The Federal Circuit Finds Foreign Sales Do Not Exhaust Patent Rights

In Lexmark International, Inc. v. Impression Products, Inc., No. 14-1617 (Fed. Cir. 2016), the U.S. Court of Appeals for the Federal Circuit decided en banc that a U.S. patent owner’s “first sale” of items in a foreign country does not exhaust the patent owner’s right to sue for patent infringement when those items are later imported into the U.S. In contrast, the Supreme Court in Kirtsaeng v. John Wiley & Sons, Inc., 133 S. Ct. 1351 (2013) came to a different conclusion under copyright law, finding that the “first sale,” or exhaustion, doctrine allows the owner of a copy of a copyrighted work, which was lawfully made in a foreign country, to import and sell that copy in the United States without further permission from the copyright owner. But, as the Federal Circuit recognized, patent law and copyright law are not always aligned.

The Lexmark dispute arose in conjunction with Lexmark’s toner cartridges for its printers. Lexmark offers its customers the choice of buying a “Regular Cartridge” at full price with no restrictions on its re-use/resale or a discounted cartridge, subject to a single-use/no-resale restriction. Lexmark sold some of the cartridges in the United States and some abroad. Some of the foreign-sold cartridges and all of the U.S.-sold cartridges at issue were sold subject to an express single-use/no-resale restriction.

Lexmark sued Impression for patent infringement after Impression purchased two categories of recycled Lexmark cartridges for resale in the United States. The first category consists of cartridges that Lexmark originally sold abroad, some with and some without the single-use/no-resale restriction, and Impression later imported into the United States for resale. The second category consists of cartridges that Lexmark originally sold in the United States subject to the single-use/no-resale restriction and were later acquired and resold by Impression.

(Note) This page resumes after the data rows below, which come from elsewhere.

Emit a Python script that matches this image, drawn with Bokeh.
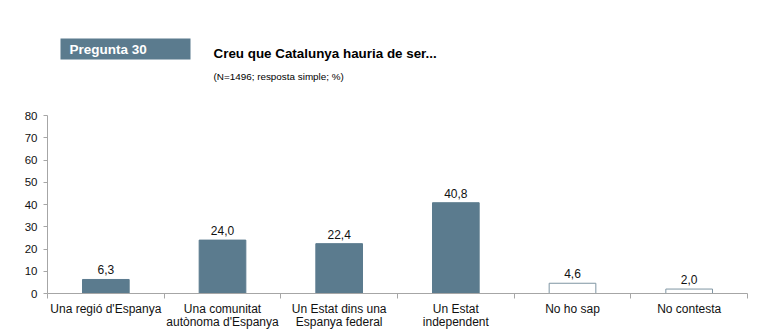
from bokeh.plotting import figure
from bokeh.layouts import column
from bokeh.models import ColumnDataSource, Range1d, FixedTicker, LabelSet
from bokeh.core.properties import value
from bokeh.embed import file_html
from bokeh.resources import INLINE

categories = ["Una regió d'Espanya", "Una comunitat\nautònoma d'Espanya",
              "Un Estat dins una\nEspanya federal", "Un Estat\nindependent",
              "No ho sap", "No contesta"]
values = [6.3, 24.0, 22.4, 40.8, 4.6, 2.0]
value_labels = ["6,3", "24,0", "22,4", "40,8", "4,6", "2,0"]
y_ticks = [0, 10, 20, 30, 40, 50, 60, 70, 80]

BLUE = "#5b7b8e"
FONT = "Liberation Sans"

# ---------- header (frame aligned with chart frame: pixels 47..747) ----------
h = figure(width=780, height=100, x_range=Range1d(47, 747), y_range=Range1d(100, 0),
           output_backend="svg", toolbar_location=None,
           min_border_left=47, min_border_right=33, min_border_top=0, min_border_bottom=0)
h.axis.visible = False
h.grid.visible = False
h.outline_line_color = None
h.quad(left=[60], right=[190], top=[38], bottom=[59], fill_color=BLUE, line_color=None)
h.text(x=[69], y=[48.5], text=["Pregunta 30"], text_font=value(FONT), text_font_style="bold",
       text_font_size="13.5px", text_color="white", text_baseline="middle")
h.text(x=[213], y=[52.5], text=["Creu que Catalunya hauria de ser..."], text_font=value(FONT),
       text_font_style="bold", text_font_size="13.4px", text_color="black", text_baseline="middle")
h.text(x=[213], y=[75.5], text=["(N=1496; resposta simple; %)"], text_font=value(FONT),
       text_font_size="9.9px", text_color="black", text_baseline="middle")

# ---------- chart ----------
n = len(categories)
xs = [i + 0.5 for i in range(n)]
fills = [BLUE, BLUE, BLUE, BLUE, "white", "white"]
lines = [BLUE, BLUE, BLUE, BLUE, "#7f95a3", "#7f95a3"]
src = ColumnDataSource(dict(x=xs, top=values, lab=value_labels, fill=fills, line=lines))

p = figure(width=780, height=231, x_range=Range1d(0, n), y_range=Range1d(0, 80),
           output_backend="svg", toolbar_location=None,
           min_border_left=47, min_border_right=33, min_border_top=15, min_border_bottom=38)
p.outline_line_color = None
p.grid.visible = False

p.vbar(x="x", top="top", bottom=0, width=0.4, source=src, fill_color="fill",
       line_color="line", line_width=1)
p.add_layout(LabelSet(x="x", y="top", text="lab", source=src, text_align="center",
                      text_baseline="bottom", y_offset=5, text_font=value(FONT),
                      text_font_size="12px", text_color="#111111"))

ax = p.xaxis[0]
ax.ticker = FixedTicker(ticks=xs, minor_ticks=list(range(n + 1)))
ax.major_label_overrides = {x: c for x, c in zip(xs, categories)}
ax.major_tick_line_color = None
ax.minor_tick_out = 5
ax.minor_tick_in = 0
ax.minor_tick_line_color = "#a6a6a6"
ax.axis_line_color = "#a6a6a6"
ax.major_label_standoff = 2
ax.major_label_text_font = FONT
ax.major_label_text_font_size = "12px"
ax.major_label_text_color = "#111111"
ax.major_label_text_line_height = 0.95

ay = p.yaxis[0]
ay.ticker = FixedTicker(ticks=y_ticks)
ay.bounds = (0, 80)
ay.axis_line_color = "#a6a6a6"
ay.major_tick_line_color = "#a6a6a6"
ay.major_tick_out = 4
ay.major_tick_in = 0
ay.minor_tick_line_color = None
ay.major_label_standoff = 6
ay.major_label_text_font = FONT
ay.major_label_text_font_size = "11.5px"
ay.major_label_text_color = "#111111"

layout = column(h, p, spacing=0)
open("out.html", "w").write(file_html(layout, INLINE))
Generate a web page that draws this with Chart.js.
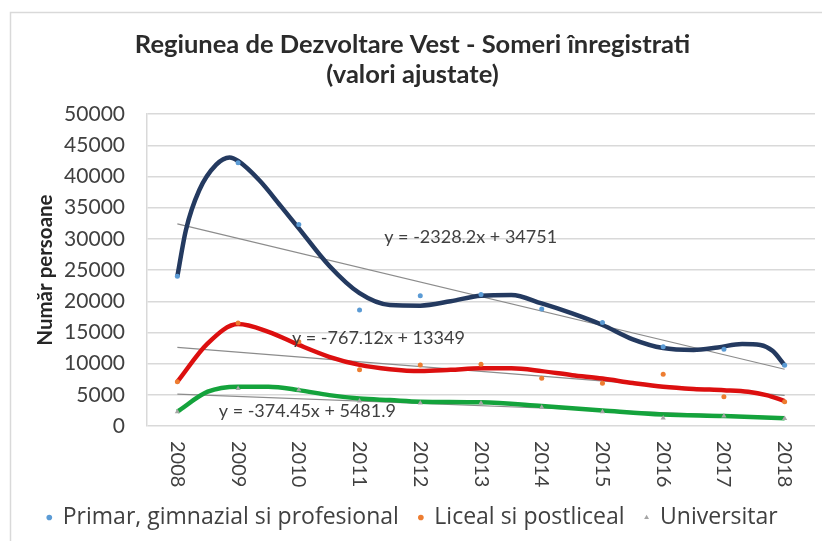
<!DOCTYPE html>
<html>
<head>
<meta charset="utf-8">
<script src="https://cdn.jsdelivr.net/npm/chart.js@4"></script>
<style>
html,body{margin:0;padding:0;background:#fff;}
canvas{display:block;}
</style>
</head>
<body>
<canvas id="c" width="822" height="541"></canvas>
<script>
// ---- data ----
const years = [2008, 2009, 2010, 2011, 2012, 2013, 2014, 2015, 2016, 2017, 2018];
const primar = [24000, 42200, 32300, 18600, 20900, 21100, 18750, 16600, 12700, 12300, 9750];
const liceal = [7100, 16500, 13500, 9000, 9800, 9900, 7650, 6850, 8300, 4700, 3900];
const universitar = [2300, 6000, 5800, 4000, 3700, 3700, 3000, 2300, 1300, 1600, 1200];

// smooth (polynomial) trend curves
const primarCurveX = [2008, 2008.14, 2008.36, 2008.64, 2008.86, 2009, 2009.35, 2009.7, 2010, 2010.5, 2011, 2011.5, 2012, 2012.5, 2013, 2013.5, 2014, 2014.5, 2015, 2015.5, 2016, 2016.5, 2016.9, 2017.3, 2017.6, 2017.8, 2018];
const primarCurveY = [24000, 31400, 37800, 41900, 43050, 42500, 39400, 35300, 31700, 25700, 21300, 19400, 19300, 20000, 20900, 21000, 19650, 18050, 16200, 13900, 12500, 12200, 12600, 13150, 13000, 12050, 9750];
const licealCurveX = [2008, 2008.5, 2009, 2009.5, 2010, 2010.5, 2011, 2011.5, 2012, 2012.5, 2013, 2013.5, 2014, 2014.5, 2015, 2015.5, 2016, 2016.5, 2017, 2017.4, 2017.7, 2018];
const licealCurveY = [7100, 13250, 16350, 15100, 13000, 11100, 9800, 9100, 8800, 9000, 9250, 9250, 8800, 8150, 7600, 6900, 6300, 5950, 5750, 5500, 4950, 4000];
const univCurveX = [2008, 2008.5, 2009, 2009.5, 2010, 2010.5, 2011, 2011.5, 2012, 2013, 2014, 2015, 2016, 2017, 2018];
const univCurveY = [2300, 5500, 6300, 6300, 5750, 4950, 4400, 4150, 3900, 3800, 3200, 2500, 1850, 1600, 1230];

// linear trend lines (endpoints at 2008 and 2018)
const trendX = [2008, 2018];
const primarTrend = [32400, 9100];
const licealTrend = [12600, 4900];
const univTrend = [5100, 1400];

// equation labels: text, x (year), y (value)
const eqTexts = ['y = -2328.2x + 34751', 'y = -767.12x + 13349', 'y = -374.45x + 5481.9'];
const eqX = [2012.83, 2011.31, 2010.14];
const eqY = [30300, 14100, 2300];

const yTicks = [0, 5000, 10000, 15000, 20000, 25000, 30000, 35000, 40000, 45000, 50000];

const zip = (xs, ys) => xs.map((x, i) => ({x: x, y: ys[i]}));

Chart.defaults.font.family = 'Lato, "Open Sans", sans-serif';
Chart.defaults.color = '#404040';

const extras = {
  id: 'extras',
  beforeDraw(chart) {
    const ctx = chart.ctx;
    ctx.save();
    ctx.strokeStyle = '#d9d9d9';
    ctx.lineWidth = 1.5;
    ctx.strokeRect(10.5, 12.5, 900, 700);
    ctx.restore();
  },
  afterDraw(chart) {
    const ctx = chart.ctx;
    const xs = chart.scales.x, ys = chart.scales.y;
    ctx.save();
    ctx.font = '18px Lato, "Open Sans", sans-serif';
    ctx.fillStyle = '#404040';
    ctx.textAlign = 'center';
    ctx.textBaseline = 'middle';
    eqTexts.forEach((t, i) => {
      ctx.fillText(t, xs.getPixelForValue(eqX[i]), ys.getPixelForValue(eqY[i]));
    });
    // x tick labels rotated clockwise
    ctx.font = '20px Lato, "Open Sans", sans-serif';
    ctx.textAlign = 'left';
    xs.ticks.forEach(tk => {
      const px = xs.getPixelForValue(tk.value);
      ctx.save();
      ctx.translate(px, chart.chartArea.bottom + 15);
      ctx.rotate(Math.PI / 2);
      ctx.fillText(String(tk.value), 0, 0);
      ctx.restore();
    });
    ctx.restore();
  }
};

new Chart(document.getElementById('c'), {
  type: 'scatter',
  data: {
    datasets: [
      { label: 'Primar, gimnazial si profesional', data: zip(years, primar), showLine: false,
        pointStyle: 'circle', pointRadius: 2.5, backgroundColor: '#5b9bd5', borderColor: '#5b9bd5', borderWidth: 0 },
      { label: 'Liceal si postliceal', data: zip(years, liceal), showLine: false,
        pointStyle: 'circle', pointRadius: 2.5, backgroundColor: '#ed7d31', borderColor: '#ed7d31', borderWidth: 0 },
      { label: 'Universitar', data: zip(years, universitar), showLine: false,
        pointStyle: 'triangle', pointRadius: 3, backgroundColor: '#a5a5a5', borderColor: '#a5a5a5', borderWidth: 0 },
      { label: 'c1', data: zip(primarCurveX, primarCurveY), showLine: true, pointRadius: 0,
        borderColor: '#243a60', borderWidth: 4.5, cubicInterpolationMode: 'monotone' },
      { label: 'c2', data: zip(licealCurveX, licealCurveY), showLine: true, pointRadius: 0,
        borderColor: '#dc0f0f', borderWidth: 4.5, cubicInterpolationMode: 'monotone' },
      { label: 'c3', data: zip(univCurveX, univCurveY), showLine: true, pointRadius: 0,
        borderColor: '#14a33c', borderWidth: 4.5, cubicInterpolationMode: 'monotone' },
      { label: 't1', data: zip(trendX, primarTrend), showLine: true, pointRadius: 0, borderColor: '#8c8c8c', borderWidth: 1.2 },
      { label: 't2', data: zip(trendX, licealTrend), showLine: true, pointRadius: 0, borderColor: '#8c8c8c', borderWidth: 1.2 },
      { label: 't3', data: zip(trendX, univTrend), showLine: true, pointRadius: 0, borderColor: '#8c8c8c', borderWidth: 1.2 }
    ]
  },
  options: {
    responsive: false,
    animation: false,
    devicePixelRatio: 1,
    layout: { padding: { left: 10, right: 7, top: 0, bottom: 2 } },
    plugins: {
      tooltip: { enabled: false },
      title: {
        display: true,
        text: ['Regiunea de Dezvoltare Vest - Someri înregistrati', '(valori ajustate)'],
        font: { size: 25.5, weight: 'bold', lineHeight: 1.18 },
        color: '#2b2b2b',
        padding: { top: 30, bottom: 24 }
      },
      legend: {
        position: 'bottom',
        labels: {
          filter: (item) => item.datasetIndex < 3,
          usePointStyle: true,
          boxWidth: 4, boxHeight: 4,
          font: { size: 23, family: '"Open Sans", Lato, sans-serif' },
          color: '#404040',
          padding: 20
        }
      }
    },
    scales: {
      x: {
        type: 'linear',
        min: 2007.5, max: 2018.5,
        afterFit: (s) => { s.height = 60; },
        afterBuildTicks: (s) => { s.ticks = years.map(v => ({value: v})); },
        grid: { display: false },
        border: { display: false },
        ticks: { display: false }
      },
      y: {
        min: 0, max: 50000,
        afterFit: (s) => { s.width = 137; },
        afterBuildTicks: (s) => { s.ticks = yTicks.map(v => ({value: v})); },
        grid: { color: '#d9d9d9', lineWidth: 1.5, drawTicks: false },
        border: { display: true, color: '#d9d9d9', width: 1.5 },
        ticks: { font: { size: 21 }, color: '#404040', padding: 22, callback: (v) => String(v) },
        title: {
          display: true, text: 'Număr persoane',
          font: { size: 20.5, weight: 'bold' }, color: '#262626',
          padding: { top: 22.7, bottom: 0 }
        }
      }
    }
  },
  plugins: [extras]
});
</script>
</body>
</html>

Relying on the doctrine of patent exhaustion, Impression denied liability arguing that Lexmark’s “first sale” had exhausted its U.S. patent rights in all of the cartridges, thus permitting Impression to sell and import them. The doctrine of patent exhaustion, also known as the “first sale” doctrine, addresses the situation where a patented article (or an article sufficiently embodying a patent) is sold by the patent owner or with the authorization of the patent owner. Such “first sales” exhaust the patent owner’s rights to control future sales and use of the patented article and confer on the buyer the authority to engage in certain acts, such as reselling the patented article.

The Lexmark case raised two patent exhaustion questions. First, in light of the Supreme Court’s Kirtsaeng decision regarding copyright exhaustion, does an authorized foreign sale exhaust U.S. patent rights? Second, are post-sale restrictions allowed, or does the Supreme Court’s ruling in Quanta Computer, Inc. v. LG Electronics, Inc., 553 U.S. 617 (2008), preclude post-sale restrictions because all patent rights are exhausted by the “first sale”?

In light of these two recent Supreme Court decisions, the Federal Circuit heard Lexmark en banc to consider whether two of its prior holdings regarding patent exhaustion were still good law. In both instances, the Federal Circuit reaffirmed its prior rulings.

As to the first category of cartridges, the Court concluded, consistent with Jazz Photo Corp. v. International Trade Comm’n, 264 F.3d 1094 (Fed. Cir. 2001), U.S. patent rights are not waived, “either conclusively or presumptively, simply by virtue of a foreign sale, either made or authorized” by a U.S. patent owner. Distinguishing Kirtsaeng, the Court noted that unlike the Copyright Act, the Patent Act does not contain a congressionally prescribed exhaustion rule, much less a definition of infringement subservient to an exhaustion rule.

As to the second category of cartridges, the Court also concluded, consistent with Mallinckrodt, Inc. v. Medipart, Inc., 976 F.2d 700 (Fed. Cir. 1992), “a sale made under a clearly communicated, otherwise-lawful restriction as to post-sale use or resale does not confer on the buyer and a subsequent purchaser the ‘authority’ to engage in the use or resale that the restriction precludes.” In reaching its decision, the Court found that Quanta addressed a different issue.

Dissenting, Judge Dyk wrote that a foreign sale should exhaust U.S. patent rights absent an explicit reservation of those rights by the authorized seller. He further wrote that the majority’s opinion allowing post-sale restrictions, such as the single-use/no-resale restriction, cannot be reconciled with the exhaustion rule announced by the Supreme Court in Quanta.

There is little doubt that the Supreme Court will be asked to consider these patent exhaustion issues.